If you’ve been using annuals in your social media marketing I want you to consider how you could switch out to perennials, saving yourself time, money and frustration! The perennial version in content strategy is called “evergreen content”, which, perhaps not so ironically, is named for evergreen trees like pine and spruce, which stay green…well…forever! EVER. GREEN.

Let’s see how this relates to your content strategy and social media marketing.

What is Evergreen Content

Evergreen content is simply any content that remains relevant over time. It’s always green lighted. It always works, no matter the year, day, month. A recipe for chicken dinner is a great example. You can make chicken any day of the year and a recipe posted in 2003 is just as relevant today as it was in 2003.

A recipe for eggnog, however, isn’t fully evergreen. It’s only relevant for a portion of the year, say November through January 7. However, it is reusable year after year.

A piece of content about a specific event is probably not going to be evergreen. People only want to read about past events for so long and then it becomes stale. So while I wrote posts about attending Social Media Marketing World a few times, I don’t keep posting them because the information is out of date. Content about trends, predictions, breaking news, platform changes, etc, probably don’t fit the evergreen content mold because they are dated. Nobody wants to see a tweet about the latest Facebook Business Page changes only to find out the post is five years old and all the features have changed again and the info is out of date.

The Benefits of Evergreen Content

Lots of people are creating evergreen content and simply don’t have a name for it, and don’t use it to its full advantage. Perhaps when you go back and look through your content you’ll find you have lots of evergreen stuff you can look at through a new lens. Here are the reasons I love creating evergreen content as much as possible.

  • Use it again and again – If it’s still good next year, why not tell all your new fans about it? Repost your evergreen content regularly.
  • Requires little updating – Some articles will require a bit of tweaking to update graphics, screenshots, quotes or prices, but for the most part, a little update is quick and easy.
  • Can be scheduled – If it doesn’t matter when something gets reposted, why not invest in a good scheduling program to do the heavy lifting?
  • Saves time – All of the above mean you will save tons of precious time and energy, which you can then put back into other parts of your business, or into creating less frequent, but more awesome, pieces of unique content.
  • Content that keeps people coming back to your site month after month, year after year, is FANTABULOUS content in Google’s eyes, so it’s great for search engine optimization.

How to Maintain Your Awesome Evergreen Content

Once you’ve taken the time to create your awesome content and determined that it is, indeed, evergreen, you’ll want to do some regular maintenance on the content to keep it working for you. Kind of like pruning back the hedges or adding bark mulch to your flower beds.

When it becomes outdated you can either pull the content completely or simply update it. I’ve done both on this blog, depending on the topic. Sometimes you need a major overhaul to get it up to date and other times you just need to update the Facebook logo to their new design. Take a good, critical look at your content on a regular basis and decide what needs to be updated and what needs to go. You know…for the good of the garden.
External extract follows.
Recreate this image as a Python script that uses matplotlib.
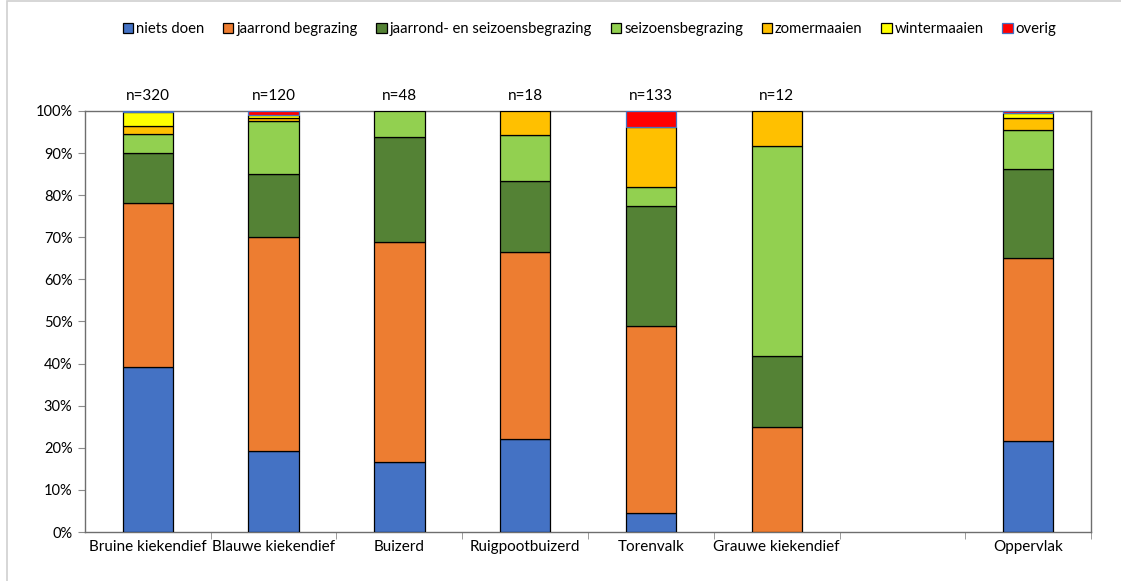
import matplotlib
matplotlib.use('Agg')
import matplotlib.pyplot as plt
from matplotlib.patches import Rectangle
from matplotlib.ticker import FixedLocator, PercentFormatter

plt.rcParams['font.family'] = ['Lato', 'DejaVu Sans']

# categories (the empty one is the gap before "Oppervlak")
categories = ['Bruine kiekendief', 'Blauwe kiekendief', 'Buizerd', 'Ruigpootbuizerd',
              'Torenvalk', 'Grauwe kiekendief', '', 'Oppervlak']
n_counts = [320, 120, 48, 18, 133, 12, None, None]

# share per management type (%)
niets_doen = [39.2, 19.2, 16.7, 22.2, 4.5, 0.0, 0, 21.6]
jaarrond = [38.9, 50.8, 52.1, 44.4, 44.4, 25.0, 0, 43.5]
jaarrond_seizoen = [11.9, 15.0, 25.0, 16.7, 28.6, 16.7, 0, 21.1]
seizoen = [4.5, 12.5, 6.2, 11.1, 4.5, 50.0, 0, 9.3]
zomermaaien = [1.9, 0.8, 0.0, 5.6, 14.3, 8.3, 0, 2.9]
wintermaaien = [3.3, 0.8, 0.0, 0.0, 0.0, 0.0, 0, 1.0]
overig = [0.3, 0.9, 0.0, 0.0, 3.7, 0.0, 0, 0.6]

series = [
    ('niets doen', niets_doen, '#4472C4', 'black'),
    ('jaarrond begrazing', jaarrond, '#ED7D31', 'black'),
    ('jaarrond- en seizoensbegrazing', jaarrond_seizoen, '#548235', 'black'),
    ('seizoensbegrazing', seizoen, '#92D050', 'black'),
    ('zomermaaien', zomermaaien, '#FFC000', 'black'),
    ('wintermaaien', wintermaaien, '#FFFF00', 'black'),
    ('overig', overig, '#FF0000', '#4472C4'),
]

fig = plt.figure(figsize=(11.21, 5.81), dpi=100)
ax = fig.add_axes([0.0758, 0.0843, 0.8975, 0.7247])

x = list(range(len(categories)))
bottom = [0.0] * len(categories)
for label, vals, color, edge in series:
    lw = [0.9 if v > 0 else 0 for v in vals]
    ax.bar(x, vals, width=0.4, bottom=bottom, color=color, edgecolor=edge,
           linewidth=lw, label=label, zorder=3)
    bottom = [b + v for b, v in zip(bottom, vals)]

for xi, n in zip(x, n_counts):
    if n is not None:
        ax.text(xi, 102, f'n={n}', ha='center', va='bottom', fontsize=11)

ax.set_xlim(-0.5, len(categories) - 0.5)
ax.set_ylim(0, 100)
ax.yaxis.set_major_locator(FixedLocator(range(0, 101, 10)))
ax.yaxis.set_major_formatter(PercentFormatter(decimals=0))
ax.set_xticks(x)
ax.set_xticklabels(categories)
ax.xaxis.set_minor_locator(FixedLocator([i + 0.5 for i in x]))
ax.tick_params(axis='x', which='major', length=0, labelsize=11, pad=6)
ax.tick_params(axis='x', which='minor', length=5, color='#8c8c8c', direction='out')
ax.tick_params(axis='y', length=5, color='#8c8c8c', labelsize=10.5, pad=4)
for s in ax.spines.values():
    s.set_color('#6e6e6e')
    s.set_linewidth(1.0)

leg = fig.legend(loc='upper center', bbox_to_anchor=(0.526, 0.985), ncol=7, frameon=False,
                 fontsize=10.7, handlelength=0.7, handleheight=0.7, handletextpad=0.2,
                 columnspacing=1.25)

# outer chart border
fig.patches.append(Rectangle((0.006, -0.01), 1.1, 1.008, transform=fig.transFigure,
                             fill=False, edgecolor='#d0d0d0', linewidth=1.2))

fig.savefig('out.png', dpi=100)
You should also consider how you can repurpose it! If you wrote an epic blog, don’t forget to chunk it down into other types of content and post about it in a variety of ways. If you started with a podcast, consider cutting out clips and using those to promote the main episode. Repurposing your evergreen content is a great way to leverage the hard work you’ve already done and save time in the long run. Just because you posted about it one time doesn’t mean all of your fans saw it…and even if they did, chances are they’ll have forgotten it.


4 thoughts on “The Benefits of Evergreen Content and How to Manage it”

  1. Hi Anita. I’m writing a round-up post called Creative website ideas for Evergreen Content. The problem is that I don’t know too much about evergreen content (which is why I’m writing the post). What’s the easiest way that I can look at my blog to identify my Evergreen posts?

    • Hi Scott,

      Great question and it’s going to be different for every website. Any content that can be distributed year round, or year after year, could be considered evergreen. Posts about how to do Pinterest, graphic design or SEO might be evergreen, but would need to be updated if major changes occur. Posts about Christmas can be used year after year perhaps, but not all year round. You might have different evergreen schedules for different types of recyclable content. Really the only kind of content that’s NOT evergreen is something that is time-limited or dated, like a recap of an event, or something with deadlines or expiries. Hope that helps.